Task prompt: Skip pictures; extract every line from the one with "Rebuild this chart" through the one with "jaren = list(range(1929, 2000))", exactly as written.

Data:
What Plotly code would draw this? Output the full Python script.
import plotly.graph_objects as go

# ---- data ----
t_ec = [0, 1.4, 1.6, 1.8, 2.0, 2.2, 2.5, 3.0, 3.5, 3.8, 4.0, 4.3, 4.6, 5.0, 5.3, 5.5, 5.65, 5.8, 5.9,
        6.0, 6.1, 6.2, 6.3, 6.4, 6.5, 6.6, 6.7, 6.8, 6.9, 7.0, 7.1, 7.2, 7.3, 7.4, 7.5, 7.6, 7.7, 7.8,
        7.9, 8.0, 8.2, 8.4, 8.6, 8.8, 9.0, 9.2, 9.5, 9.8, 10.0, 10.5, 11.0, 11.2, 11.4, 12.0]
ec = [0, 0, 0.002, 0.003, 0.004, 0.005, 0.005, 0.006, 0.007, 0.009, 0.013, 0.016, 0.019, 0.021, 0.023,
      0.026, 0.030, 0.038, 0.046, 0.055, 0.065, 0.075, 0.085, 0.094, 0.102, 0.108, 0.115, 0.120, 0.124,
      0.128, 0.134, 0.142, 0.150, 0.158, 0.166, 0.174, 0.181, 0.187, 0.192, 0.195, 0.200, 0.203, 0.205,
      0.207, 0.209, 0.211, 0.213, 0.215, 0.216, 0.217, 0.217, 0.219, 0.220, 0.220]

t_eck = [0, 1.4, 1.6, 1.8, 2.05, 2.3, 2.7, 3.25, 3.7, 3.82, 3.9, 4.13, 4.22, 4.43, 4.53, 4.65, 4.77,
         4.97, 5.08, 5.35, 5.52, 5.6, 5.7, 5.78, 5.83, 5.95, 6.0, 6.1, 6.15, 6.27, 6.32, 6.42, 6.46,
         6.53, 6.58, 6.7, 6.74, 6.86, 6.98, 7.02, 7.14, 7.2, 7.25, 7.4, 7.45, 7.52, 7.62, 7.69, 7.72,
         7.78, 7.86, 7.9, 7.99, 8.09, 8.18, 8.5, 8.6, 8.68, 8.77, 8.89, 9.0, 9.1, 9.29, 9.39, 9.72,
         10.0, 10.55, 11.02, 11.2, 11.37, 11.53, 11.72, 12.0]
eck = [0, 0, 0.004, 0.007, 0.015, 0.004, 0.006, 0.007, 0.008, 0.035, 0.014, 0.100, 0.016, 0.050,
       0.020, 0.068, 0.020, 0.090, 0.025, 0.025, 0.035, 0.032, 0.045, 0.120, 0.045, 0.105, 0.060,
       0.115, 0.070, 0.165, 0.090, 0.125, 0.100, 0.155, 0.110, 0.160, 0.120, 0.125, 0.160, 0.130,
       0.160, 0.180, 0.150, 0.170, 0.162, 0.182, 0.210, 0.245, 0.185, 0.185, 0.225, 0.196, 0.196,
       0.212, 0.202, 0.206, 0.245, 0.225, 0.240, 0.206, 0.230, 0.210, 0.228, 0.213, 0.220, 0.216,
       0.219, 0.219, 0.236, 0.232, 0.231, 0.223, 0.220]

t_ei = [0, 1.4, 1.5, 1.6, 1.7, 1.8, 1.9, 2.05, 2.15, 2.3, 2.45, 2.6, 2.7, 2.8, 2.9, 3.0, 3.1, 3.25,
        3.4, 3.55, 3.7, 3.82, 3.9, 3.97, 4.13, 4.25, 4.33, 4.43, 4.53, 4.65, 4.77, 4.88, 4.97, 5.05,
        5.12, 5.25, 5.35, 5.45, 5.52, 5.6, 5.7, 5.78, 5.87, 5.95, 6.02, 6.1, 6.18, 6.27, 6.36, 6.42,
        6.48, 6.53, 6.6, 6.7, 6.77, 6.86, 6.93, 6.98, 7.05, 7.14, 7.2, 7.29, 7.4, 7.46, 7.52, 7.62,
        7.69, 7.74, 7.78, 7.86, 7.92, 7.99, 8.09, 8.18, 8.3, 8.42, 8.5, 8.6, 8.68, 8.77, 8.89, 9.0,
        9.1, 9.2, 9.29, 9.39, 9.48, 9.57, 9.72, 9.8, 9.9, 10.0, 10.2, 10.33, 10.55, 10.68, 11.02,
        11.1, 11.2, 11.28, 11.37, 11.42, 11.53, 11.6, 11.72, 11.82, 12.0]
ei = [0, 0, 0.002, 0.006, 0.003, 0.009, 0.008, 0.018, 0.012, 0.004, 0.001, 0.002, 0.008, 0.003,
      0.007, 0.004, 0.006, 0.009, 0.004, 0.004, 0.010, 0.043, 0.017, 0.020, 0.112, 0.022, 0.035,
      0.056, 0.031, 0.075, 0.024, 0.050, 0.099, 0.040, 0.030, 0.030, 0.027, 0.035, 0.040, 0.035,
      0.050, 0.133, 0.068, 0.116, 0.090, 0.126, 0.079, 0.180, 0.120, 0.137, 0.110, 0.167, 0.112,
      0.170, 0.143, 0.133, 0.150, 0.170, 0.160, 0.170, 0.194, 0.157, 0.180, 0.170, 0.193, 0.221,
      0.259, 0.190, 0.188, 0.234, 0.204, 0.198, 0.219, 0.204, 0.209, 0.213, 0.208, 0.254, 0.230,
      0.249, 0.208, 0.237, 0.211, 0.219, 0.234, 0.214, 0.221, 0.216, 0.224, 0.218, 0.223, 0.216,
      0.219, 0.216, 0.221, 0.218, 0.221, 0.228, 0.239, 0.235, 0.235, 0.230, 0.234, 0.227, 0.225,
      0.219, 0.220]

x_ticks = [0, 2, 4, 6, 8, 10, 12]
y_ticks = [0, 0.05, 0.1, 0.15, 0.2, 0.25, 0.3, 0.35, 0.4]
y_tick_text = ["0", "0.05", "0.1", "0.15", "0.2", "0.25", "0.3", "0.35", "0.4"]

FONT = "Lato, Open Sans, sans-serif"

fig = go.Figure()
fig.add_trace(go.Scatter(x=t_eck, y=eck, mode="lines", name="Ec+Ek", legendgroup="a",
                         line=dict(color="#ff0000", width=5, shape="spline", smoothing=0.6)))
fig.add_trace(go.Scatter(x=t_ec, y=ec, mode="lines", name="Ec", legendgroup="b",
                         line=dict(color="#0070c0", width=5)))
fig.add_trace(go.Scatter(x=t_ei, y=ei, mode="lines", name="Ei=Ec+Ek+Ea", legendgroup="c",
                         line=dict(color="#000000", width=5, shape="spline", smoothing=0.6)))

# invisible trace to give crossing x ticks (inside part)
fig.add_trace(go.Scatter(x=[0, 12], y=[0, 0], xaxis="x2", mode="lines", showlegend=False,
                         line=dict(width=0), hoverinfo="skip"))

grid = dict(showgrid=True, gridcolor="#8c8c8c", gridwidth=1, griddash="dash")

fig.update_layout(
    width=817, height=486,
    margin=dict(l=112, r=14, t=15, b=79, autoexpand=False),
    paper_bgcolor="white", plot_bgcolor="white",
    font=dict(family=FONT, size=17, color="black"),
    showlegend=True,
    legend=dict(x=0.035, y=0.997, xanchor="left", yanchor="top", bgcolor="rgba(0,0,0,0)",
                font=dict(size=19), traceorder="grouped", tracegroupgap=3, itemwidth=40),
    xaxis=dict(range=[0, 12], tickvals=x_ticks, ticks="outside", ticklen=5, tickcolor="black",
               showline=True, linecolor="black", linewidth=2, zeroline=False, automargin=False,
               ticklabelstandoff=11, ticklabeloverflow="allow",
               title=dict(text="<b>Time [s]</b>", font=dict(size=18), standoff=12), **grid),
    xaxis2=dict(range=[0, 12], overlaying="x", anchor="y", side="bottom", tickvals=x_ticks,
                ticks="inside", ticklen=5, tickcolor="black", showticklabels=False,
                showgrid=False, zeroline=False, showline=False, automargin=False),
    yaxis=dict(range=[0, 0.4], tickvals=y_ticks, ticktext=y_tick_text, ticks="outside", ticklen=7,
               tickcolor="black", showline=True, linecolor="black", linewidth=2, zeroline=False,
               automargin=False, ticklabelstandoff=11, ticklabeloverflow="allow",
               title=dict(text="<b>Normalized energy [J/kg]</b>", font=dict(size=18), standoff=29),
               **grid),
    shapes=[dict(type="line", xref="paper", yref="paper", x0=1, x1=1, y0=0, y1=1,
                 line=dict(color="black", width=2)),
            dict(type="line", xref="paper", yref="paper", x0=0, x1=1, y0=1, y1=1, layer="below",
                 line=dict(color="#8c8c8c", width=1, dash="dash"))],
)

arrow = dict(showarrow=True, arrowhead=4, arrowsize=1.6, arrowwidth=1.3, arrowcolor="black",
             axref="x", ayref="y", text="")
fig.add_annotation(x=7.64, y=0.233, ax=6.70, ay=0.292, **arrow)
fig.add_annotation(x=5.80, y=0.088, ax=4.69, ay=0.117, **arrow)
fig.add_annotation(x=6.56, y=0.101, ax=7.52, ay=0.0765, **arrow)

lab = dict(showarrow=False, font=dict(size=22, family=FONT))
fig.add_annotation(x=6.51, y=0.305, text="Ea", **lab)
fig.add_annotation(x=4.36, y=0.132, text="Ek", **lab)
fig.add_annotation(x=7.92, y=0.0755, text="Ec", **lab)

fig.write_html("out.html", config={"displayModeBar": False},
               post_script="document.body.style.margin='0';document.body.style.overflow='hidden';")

==

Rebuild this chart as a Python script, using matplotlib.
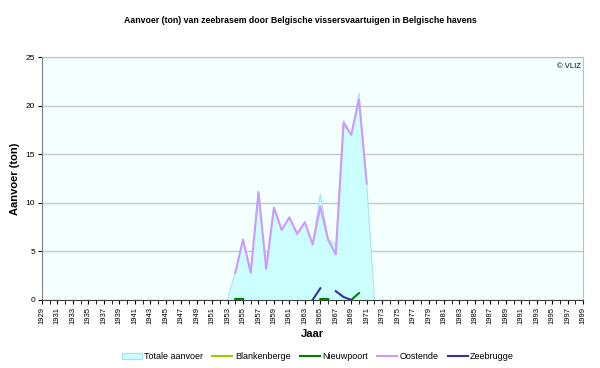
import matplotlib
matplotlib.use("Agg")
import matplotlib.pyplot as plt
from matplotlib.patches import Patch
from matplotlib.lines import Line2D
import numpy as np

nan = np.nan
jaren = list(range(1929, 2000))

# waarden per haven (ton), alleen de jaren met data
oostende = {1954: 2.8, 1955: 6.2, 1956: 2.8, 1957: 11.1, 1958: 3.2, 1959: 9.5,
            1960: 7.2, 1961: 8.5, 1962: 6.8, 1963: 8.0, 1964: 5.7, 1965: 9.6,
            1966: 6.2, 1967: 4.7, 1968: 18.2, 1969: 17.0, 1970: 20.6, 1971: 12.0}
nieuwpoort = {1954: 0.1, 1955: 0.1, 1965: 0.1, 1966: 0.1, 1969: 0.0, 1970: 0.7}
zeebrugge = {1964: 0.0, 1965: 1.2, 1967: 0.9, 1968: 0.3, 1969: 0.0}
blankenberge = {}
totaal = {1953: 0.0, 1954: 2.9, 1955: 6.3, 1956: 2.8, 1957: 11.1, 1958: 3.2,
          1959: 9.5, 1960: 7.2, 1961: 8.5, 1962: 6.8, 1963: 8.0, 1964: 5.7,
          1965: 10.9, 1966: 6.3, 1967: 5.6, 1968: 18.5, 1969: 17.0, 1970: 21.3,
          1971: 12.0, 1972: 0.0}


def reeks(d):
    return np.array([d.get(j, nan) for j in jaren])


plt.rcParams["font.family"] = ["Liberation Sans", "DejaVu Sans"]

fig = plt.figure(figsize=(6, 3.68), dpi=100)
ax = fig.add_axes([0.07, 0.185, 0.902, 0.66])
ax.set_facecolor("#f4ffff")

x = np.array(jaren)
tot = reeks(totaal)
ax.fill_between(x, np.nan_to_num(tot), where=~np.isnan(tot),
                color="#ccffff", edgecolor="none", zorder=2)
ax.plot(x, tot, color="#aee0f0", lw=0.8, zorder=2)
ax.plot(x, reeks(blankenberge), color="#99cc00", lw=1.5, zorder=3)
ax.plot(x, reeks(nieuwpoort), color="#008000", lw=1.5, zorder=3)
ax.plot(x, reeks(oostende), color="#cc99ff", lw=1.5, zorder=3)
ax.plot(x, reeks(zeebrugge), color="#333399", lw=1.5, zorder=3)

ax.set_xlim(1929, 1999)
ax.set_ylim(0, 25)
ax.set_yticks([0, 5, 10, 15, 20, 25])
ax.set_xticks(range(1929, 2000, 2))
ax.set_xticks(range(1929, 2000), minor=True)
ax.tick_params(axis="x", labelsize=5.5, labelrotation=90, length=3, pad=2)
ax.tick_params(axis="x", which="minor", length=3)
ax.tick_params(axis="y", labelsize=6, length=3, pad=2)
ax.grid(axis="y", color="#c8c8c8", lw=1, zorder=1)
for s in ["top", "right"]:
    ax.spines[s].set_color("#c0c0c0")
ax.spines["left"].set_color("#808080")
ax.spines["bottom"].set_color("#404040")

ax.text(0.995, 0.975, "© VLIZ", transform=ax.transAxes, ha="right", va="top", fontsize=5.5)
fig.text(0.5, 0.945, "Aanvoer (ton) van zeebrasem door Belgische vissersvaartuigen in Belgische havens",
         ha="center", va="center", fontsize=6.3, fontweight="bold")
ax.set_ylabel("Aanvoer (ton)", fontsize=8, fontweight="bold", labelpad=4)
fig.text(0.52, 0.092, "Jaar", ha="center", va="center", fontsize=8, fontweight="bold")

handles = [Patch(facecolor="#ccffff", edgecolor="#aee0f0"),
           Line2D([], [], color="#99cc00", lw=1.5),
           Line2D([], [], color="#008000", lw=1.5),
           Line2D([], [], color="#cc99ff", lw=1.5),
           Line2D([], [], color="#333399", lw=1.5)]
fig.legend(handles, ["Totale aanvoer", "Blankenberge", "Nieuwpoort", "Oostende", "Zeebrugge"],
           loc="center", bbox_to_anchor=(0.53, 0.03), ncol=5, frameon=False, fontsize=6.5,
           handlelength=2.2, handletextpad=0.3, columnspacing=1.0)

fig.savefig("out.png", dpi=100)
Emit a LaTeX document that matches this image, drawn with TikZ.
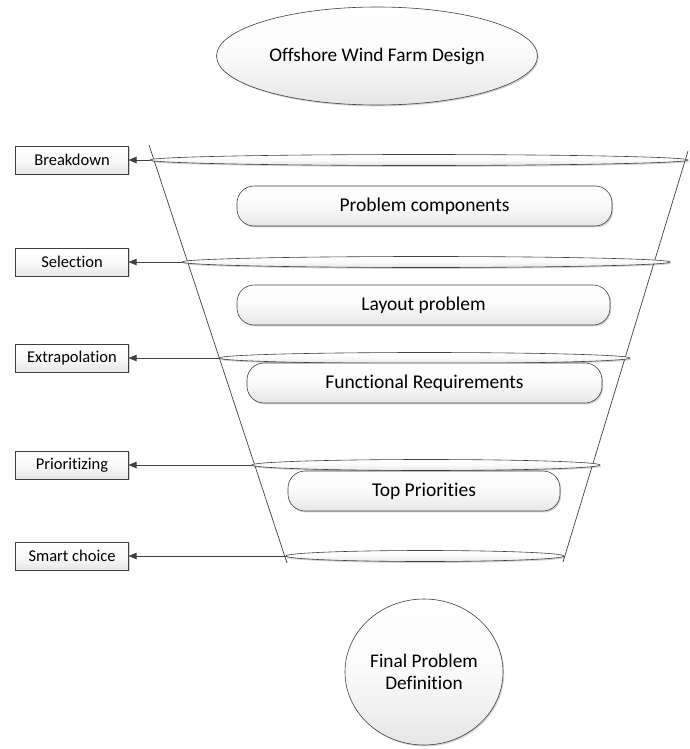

Reply:
Rebuild this chart as a Python script, using matplotlib.
import matplotlib
matplotlib.use("Agg")
import matplotlib.pyplot as plt
from matplotlib.patches import Patch
from matplotlib.lines import Line2D
import numpy as np

nan = np.nan
jaren = list(range(1929, 2000))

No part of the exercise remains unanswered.